5 Il comunismo debole è ciò che merita di prendere il posto di questi due modelli violenti e autoritari. Elettrificazione più soviet – e la via per arrivarci deve includere una buona dose di anarchismo; di qui l’idea di debolezza… In termini di strategia e di tattica: inutile pensare alla rivoluzione come presa del potere istantanea e violenta – il sistema è infinitamente più forte. D’altra parte, l’ideale rivoluzionario va salvato dalla corruzione a cui è soggetto nei regimi “democratici”. La storia delle sinistre europee, l’italiana specialmente, negli ultimi anni mostra che quando la sinistra diventa forza di governo perde fatalmente la propria energia trasformativa. Deve scendere a compromessi, oltre che assicurarsi appoggio e denaro per le campagne elettorali, per offrire qualche risultato al proprio elettorato. Senza alcun dogmatismo rivoluzionario,occorre riflettere molto su queste esperienze. La democrazia formale, come il sindacato, espone sempre l’opposizione al rischio di divenire complice. Così oggi, le sinistre sono chiamata a salvare le banche, cioè il sistema capitalistico, per il bene dei lavoratori, ecc. Il problema del comunismo è oggi trovare un modo di azione politica che senza rinunciare ai pochi vantaggi della società liberale e democratica, sappia agire anche in modo sovversivo. Due braccia, per esempio: il parlamento e la piazza?
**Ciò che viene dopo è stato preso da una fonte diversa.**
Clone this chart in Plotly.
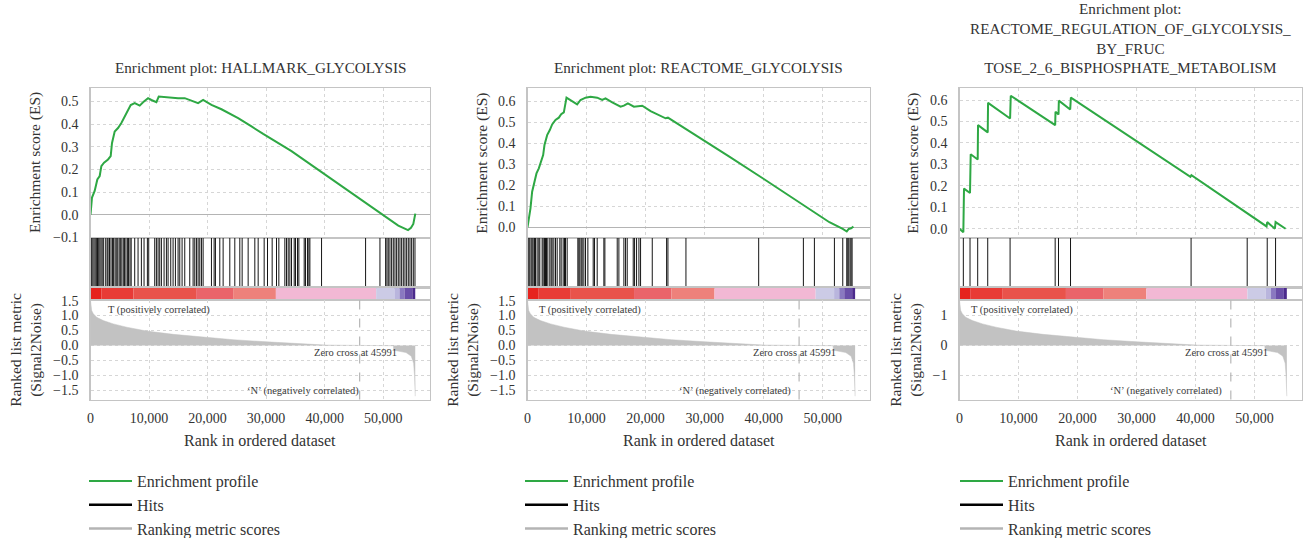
import plotly.graph_objects as go

# ---------------- data ----------------
TITLES = [
    "Enrichment plot: HALLMARK_GLYCOLYSIS",
    "Enrichment plot: REACTOME_GLYCOLYSIS",
    "Enrichment plot:<br>REACTOME_REGULATION_OF_GLYCOLYSIS_<br>BY_FRUC<br>TOSE_2_6_BISPHOSPHATE_METABOLISM",
]
LEGEND_NAMES = ["Enrichment profile", "Hits", "Ranking metric scores"]
ZERO_CROSS = 45991
X_TICKS = [0, 10000, 20000, 30000, 40000, 50000]
ES_TICKS = [
    [-0.1, 0.0, 0.1, 0.2, 0.3, 0.4, 0.5],
    [0.0, 0.1, 0.2, 0.3, 0.4, 0.5, 0.6],
    [0.0, 0.1, 0.2, 0.3, 0.4, 0.5, 0.6],
]
RM_TICKS = [
    [-1.5, -1.0, -0.5, 0.0, 0.5, 1.0, 1.5],
    [-1.5, -1.0, -0.5, 0.0, 0.5, 1.0, 1.5],
    [-1, 0, 1],
]

# running enrichment score, panel 1 (HALLMARK_GLYCOLYSIS)
ES1_X = [0, 256, 713, 1168, 1570, 1853, 2309, 2993, 3450, 3676, 4133, 4702, 5272,
         5843, 6413, 6868, 7553, 8408, 8978, 9833, 10403, 11258, 11657, 12683,
         14108, 14963, 16103, 17243, 18383, 19238, 20663, 22373, 25223, 27503,
         29498, 34337, 40048, 45743, 50018, 52583, 54250, 54750, 55150, 55490]
ES1_Y = [0.0, 0.076, 0.105, 0.156, 0.171, 0.215, 0.23, 0.244, 0.259, 0.317, 0.368,
         0.383, 0.405, 0.434, 0.456, 0.485, 0.493, 0.482, 0.497, 0.515, 0.507,
         0.497, 0.522, 0.519, 0.515, 0.515, 0.515, 0.503, 0.493, 0.507, 0.485,
         0.466, 0.427, 0.39, 0.357, 0.281, 0.178, 0.076, 0.0, -0.048, -0.068,
         -0.058, -0.041, 0.005]

# panel 2 (REACTOME_GLYCOLYSIS)
ES2_X = [0, 220, 503, 785, 1181, 1520, 1915, 2311, 2650, 2876, 3328, 3780, 4175,
         4740, 5305, 5701, 6153, 6605, 7566, 8413, 8978, 9826, 10673, 11803,
         12651, 13216, 14346, 15758, 16323, 17001, 18018, 19430, 20843, 21973,
         23385, 23781, 26493, 29035, 34177, 39827, 45477, 51127, 53387, 54065,
         54400, 54800, 55195]
ES2_Y = [0.0, 0.035, 0.09, 0.169, 0.209, 0.256, 0.28, 0.32, 0.343, 0.391, 0.438,
         0.462, 0.489, 0.51, 0.521, 0.537, 0.546, 0.616, 0.597, 0.584, 0.605,
         0.616, 0.62, 0.616, 0.605, 0.613, 0.594, 0.573, 0.578, 0.589, 0.573,
         0.578, 0.552, 0.537, 0.518, 0.521, 0.473, 0.431, 0.336, 0.233, 0.13,
         0.024, -0.008, -0.02, -0.008, -0.005, 0.003]

# panel 3 (REACTOME_REGULATION_OF_GLYCOLYSIS_BY_FRUCTOSE_2_6_...)
ES3_X = [0, 650, 763, 1782, 1896, 3084, 3141, 4783, 4840, 8575, 8688, 16216,
         16273, 16782, 16839, 18763, 18876, 39139, 39309, 52043, 52156, 53458,
         53571, 55269]
ES3_Y = [0.0, -0.016, 0.187, 0.167, 0.347, 0.323, 0.483, 0.449, 0.587, 0.514,
         0.62, 0.483, 0.545, 0.533, 0.597, 0.556, 0.611, 0.242, 0.25, 0.011,
         0.031, 0.0, 0.031, 0.0]

# hit positions (rank of each gene-set member)
HITS1 = [30, 200, 400, 600, 800, 1000, 1200, 1400, 1600, 1800, 2000, 2250, 2600,
         2850, 3000, 3250, 3500, 3750, 3950, 4200, 4400, 4650, 4900, 5100, 5350,
         5600, 5800, 6050, 6300, 6500, 6750, 6950, 7553, 8123, 8693, 9149, 9719,
         9947, 10973, 11258, 11543, 11828, 12113, 12569, 12968, 13253, 13709,
         14108, 14507, 14963, 15248, 15647, 16103, 16958, 17528, 17813, 18098,
         18383, 18668, 18953, 19238, 20663, 21119, 21347, 22088, 22658, 23798,
         24653, 25508, 25907, 26933, 28073, 28643, 29669, 30239, 31037, 31778,
         32177, 33203, 33488, 33773, 34058, 34343, 34799, 35027, 35369, 35597,
         36509, 36737, 37079, 37307, 37478, 39473, 46997, 49448, 50417, 50645,
         50873, 51158, 51443, 51728, 52013, 52298, 52583, 52868, 53153, 53438,
         53723, 54008, 54293, 54578, 54863, 55148, 55433]
HITS2 = [51, 221, 390, 616, 786, 955, 1181, 1351, 1633, 1916, 2085, 2481, 2650,
         2876, 3046, 3215, 3441, 3780, 4006, 4175, 4458, 4741, 5023, 5475, 5701,
         6040, 6266, 6436, 6718, 8526, 8696, 8865, 9091, 9261, 9543, 9826, 10221,
         11125, 11351, 11803, 12933, 13103, 15193, 15476, 16323, 16606, 16888,
         17905, 18131, 18470, 18866, 19148, 21126, 23555, 23781, 26832, 39149,
         46720, 48584, 51974, 53387, 54065, 54235, 54404, 54630, 54800, 54969]
HITS3 = [651, 1783, 3085, 4783, 8575, 16216, 16782, 18819, 39252, 48761, 52157,
         53572]

# ranked list metric (Signal2Noise), same ranked list in all panels
RM_X = [0, 60, 200, 485, 1055, 2195, 3905, 6185, 9605, 14165, 18725, 24425,
        30125, 35825, 40270, 45991, 51750, 51800, 52800, 53900, 54800, 55200,
        55350, 55480]
RM_Y = [1.50, 1.30, 1.17, 1.06, 0.94, 0.83, 0.72, 0.61, 0.48, 0.37, 0.28, 0.19,
        0.12, 0.055, 0.01, 0.0, -0.01, -0.16, -0.19, -0.24, -0.36, -0.6, -1.0,
        -1.7]

# colour band of the ranked list
CB_EDGES = [0, 1900, 7330, 18040, 24370, 31670, 48800, 51920, 52800, 53640,
            54980, 55480]
CB_COLORS = ["#e6231e", "#e83b36", "#e9534b", "#ea646a", "#ee817b", "#f2b8d4",
             "#cccbe6", "#b9b5dd", "#8a79c0", "#6a4fa8", "#4b2a8c"]

ES_X = [ES1_X, ES2_X, ES3_X]
ES_Y = [ES1_Y, ES2_Y, ES3_Y]
HITS = [HITS1, HITS2, HITS3]

# ---------------- style / layout ----------------
FONT = "Liberation Serif, Times New Roman, serif"
TXT = "#333333"
GREEN = "#2ea844"
GRID = "#d6d6d6"
FRAME = "#c4c4c4"
W, H = 1306, 538
PANEL_PX = [(90.5, 430.0), (527.5, 870.0), (959.5, 1301.7)]
ROW_PX = [(88, 238), (238, 287.5), (287.5, 300), (300, 399.5)]
ES_RANGES = [(-0.103, 0.56), (-0.051, 0.662), (-0.043, 0.656)]
RM_RANGE = (-1.81, 1.52)
X_MAX = 58000
ES_TITLE_X = [35, 481.7, 912.7]
RM_TITLE_X = [26, 463, 906]
T_LABEL_X = [0.045, 0.027, 0.027]
N_LABEL_X = [0.627, 0.605, 0.604]
LEG_X = [84, 520, 955]
LEG_TOP = 464


def fx(p):
    return p / W


def fy(p):
    return 1 - p / H


def ax_names(n):
    s = "" if n == 1 else str(n)
    return "xaxis" + s, "yaxis" + s, "x" + s, "y" + s


fig = go.Figure()
layout = {}
annotations = []
shapes = []
tickfont = dict(family=FONT, size=14, color=TXT)

for p in range(3):
    x0, x1 = PANEL_PX[p]
    legkey = "legend" if p == 0 else "legend%d" % (p + 1)
    for r in range(4):
        n = p * 4 + r + 1
        xa, ya, xr, yr = ax_names(n)
        top, bot = ROW_PX[r]
        xdict = dict(domain=[fx(x0), fx(x1)], anchor=yr, range=[0, X_MAX],
                     showline=True, mirror=True, linecolor=FRAME, linewidth=1.2,
                     zeroline=False, showgrid=(r in (0, 3)), gridcolor=GRID,
                     griddash="dot", tickvals=X_TICKS, showticklabels=(r == 3),
                     tickformat=",d", ticks="outside" if r == 3 else "",
                     ticklen=5, tickcolor="rgba(0,0,0,0)", tickfont=tickfont,
                     fixedrange=True, automargin=False)
        ydict = dict(domain=[fy(bot), fy(top)], anchor=xr, showline=True,
                     mirror=True, linecolor=FRAME, linewidth=1.2, zeroline=False,
                     fixedrange=True, tickfont=tickfont, automargin=False)
        if r == 0:
            ydict.update(range=list(ES_RANGES[p]), tickvals=ES_TICKS[p],
                         tickformat=".1f", showgrid=True, gridcolor=GRID,
                         griddash="dot", ticks="outside", ticklen=8,
                         tickcolor="rgba(0,0,0,0)",
                         zeroline=(p != 2), zerolinecolor="#b4b4b4",
                         zerolinewidth=1.2)
            fig.add_trace(go.Scatter(x=ES_X[p], y=ES_Y[p], mode="lines",
                                     line=dict(color=GREEN, width=2),
                                     name=LEGEND_NAMES[0], legend=legkey,
                                     xaxis=xr, yaxis=yr, hoverinfo="skip"))
        elif r == 1:
            ydict.update(range=[0, 1], showgrid=False, showticklabels=False,
                         ticks="")
            hx, hy = [], []
            for h in HITS[p]:
                hx += [h, h, None]
                hy += [0, 1, None]
            fig.add_trace(go.Scatter(x=hx, y=hy, mode="lines",
                                     line=dict(color="#151515", width=1),
                                     showlegend=False, xaxis=xr, yaxis=yr,
                                     hoverinfo="skip"))
            fig.add_trace(go.Scatter(x=[None], y=[None], mode="lines",
                                     line=dict(color="black", width=2.5),
                                     name=LEGEND_NAMES[1], legend=legkey,
                                     xaxis=xr, yaxis=yr))
        elif r == 2:
            ydict.update(range=[-0.5, 0.5], showgrid=False,
                         showticklabels=False, ticks="")
            starts = CB_EDGES[:-1]
            widths = [b - a for a, b in zip(CB_EDGES[:-1], CB_EDGES[1:])]
            fig.add_trace(go.Bar(orientation="h", y=[0] * len(widths), x=widths,
                                 base=starts, width=1,
                                 marker=dict(color=CB_COLORS, line=dict(width=0)),
                                 showlegend=False, xaxis=xr, yaxis=yr,
                                 hoverinfo="skip"))
        else:
            fmt = ".1f" if p < 2 else "d"
            ydict.update(range=list(RM_RANGE), tickvals=RM_TICKS[p],
                         tickformat=fmt, showgrid=True, gridcolor=GRID,
                         griddash="dot", ticks="outside", ticklen=8,
                         tickcolor="rgba(0,0,0,0)")
            fig.add_trace(go.Scatter(x=RM_X, y=RM_Y, mode="lines", fill="tozeroy",
                                     fillcolor="#c2c2c2",
                                     line=dict(color="#c2c2c2", width=0.5),
                                     showlegend=False, xaxis=xr, yaxis=yr,
                                     hoverinfo="skip"))
            fig.add_trace(go.Scatter(x=[None], y=[None], mode="lines",
                                     line=dict(color="#b4b4b4", width=2.5),
                                     name=LEGEND_NAMES[2], legend=legkey,
                                     xaxis=xr, yaxis=yr))
            shapes.append(dict(type="line", xref=xr, yref=yr + " domain",
                               x0=ZERO_CROSS, x1=ZERO_CROSS, y0=0, y1=1,
                               line=dict(color="#a8a8a8", width=1, dash="dash")))
            small = dict(family=FONT, size=10.5, color="#3a3a3a")
            annotations.append(dict(text="T (positively correlated)",
                                    xref=xr + " domain", yref=yr + " domain",
                                    x=T_LABEL_X[p], y=0.9, xanchor="left",
                                    yanchor="middle", showarrow=False, font=small))
            annotations.append(dict(text="Zero cross at %d" % ZERO_CROSS,
                                    xref=xr + " domain", yref=yr + " domain",
                                    x=0.78, y=0.475, xanchor="center",
                                    yanchor="middle", showarrow=False, font=small))
            annotations.append(dict(text="\u2018N\u2019 (negatively correlated)",
                                    xref=xr + " domain", yref=yr + " domain",
                                    x=N_LABEL_X[p], y=0.085, xanchor="center",
                                    yanchor="middle", showarrow=False, font=small))
        layout[xa] = xdict
        layout[ya] = ydict

    cx = fx((x0 + x1) / 2)
    annotations.append(dict(text=TITLES[p], xref="paper", yref="paper", x=cx,
                            y=fy(78), xanchor="center", yanchor="bottom",
                            showarrow=False,
                            font=dict(family=FONT, size=15.2, color=TXT)))
    annotations.append(dict(text="Enrichment score (ES)", xref="paper",
                            yref="paper", x=fx(ES_TITLE_X[p]),
                            y=fy((ROW_PX[0][0] + ROW_PX[0][1]) / 2),
                            xanchor="center", yanchor="middle", textangle=-90,
                            showarrow=False,
                            font=dict(family=FONT, size=15.5, color=TXT)))
    annotations.append(dict(text="Ranked list metric<br>(Signal2Noise)",
                            xref="paper", yref="paper", x=fx(RM_TITLE_X[p]),
                            y=fy((ROW_PX[3][0] + ROW_PX[3][1]) / 2),
                            xanchor="center", yanchor="middle", textangle=-90,
                            showarrow=False,
                            font=dict(family=FONT, size=15.5, color=TXT)))
    annotations.append(dict(text="Rank in ordered dataset", xref="paper",
                            yref="paper", x=cx, y=fy(440), xanchor="center",
                            yanchor="middle", showarrow=False,
                            font=dict(family=FONT, size=16, color=TXT)))
    layout[legkey] = dict(x=fx(LEG_X[p]), y=fy(LEG_TOP), xanchor="left",
                          yanchor="top", bgcolor="rgba(0,0,0,0)", itemwidth=43,
                          font=dict(family=FONT, size=16, color=TXT),
                          tracegroupgap=0, itemclick=False,
                          itemdoubleclick=False)

fig.update_layout(width=W, height=H,
                  margin=dict(l=0, r=0, t=0, b=0, pad=0, autoexpand=False),
                  paper_bgcolor="white", plot_bgcolor="white",
                  font=dict(family=FONT, color=TXT), showlegend=True,
                  annotations=annotations, shapes=shapes, hovermode=False,
                  **layout)
# remove the browser's default 8px page margin so the figure fills the window
fig.write_html("out.html",
               config={"displayModeBar": False, "staticPlot": True},
               post_script="document.body.style.margin='0px';"
                           "document.body.style.overflow='hidden';")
Il mito della democrazia ci ha a lungo bloccati su questa via.
6 Occorre una pratica di indisciplina sociale che condivide con l’anarchismo il rifiuto di formulare a propria volta un sistema, una costituzione, un modello positivo “realistico” da costruire con metodi tradizionale della politica: per esempio vincendo le elezioni (chi ci crede più?) Il comunismo deve avere il coraggio di essere un “fantasma” – se vuole ricuperare una autentica realtà.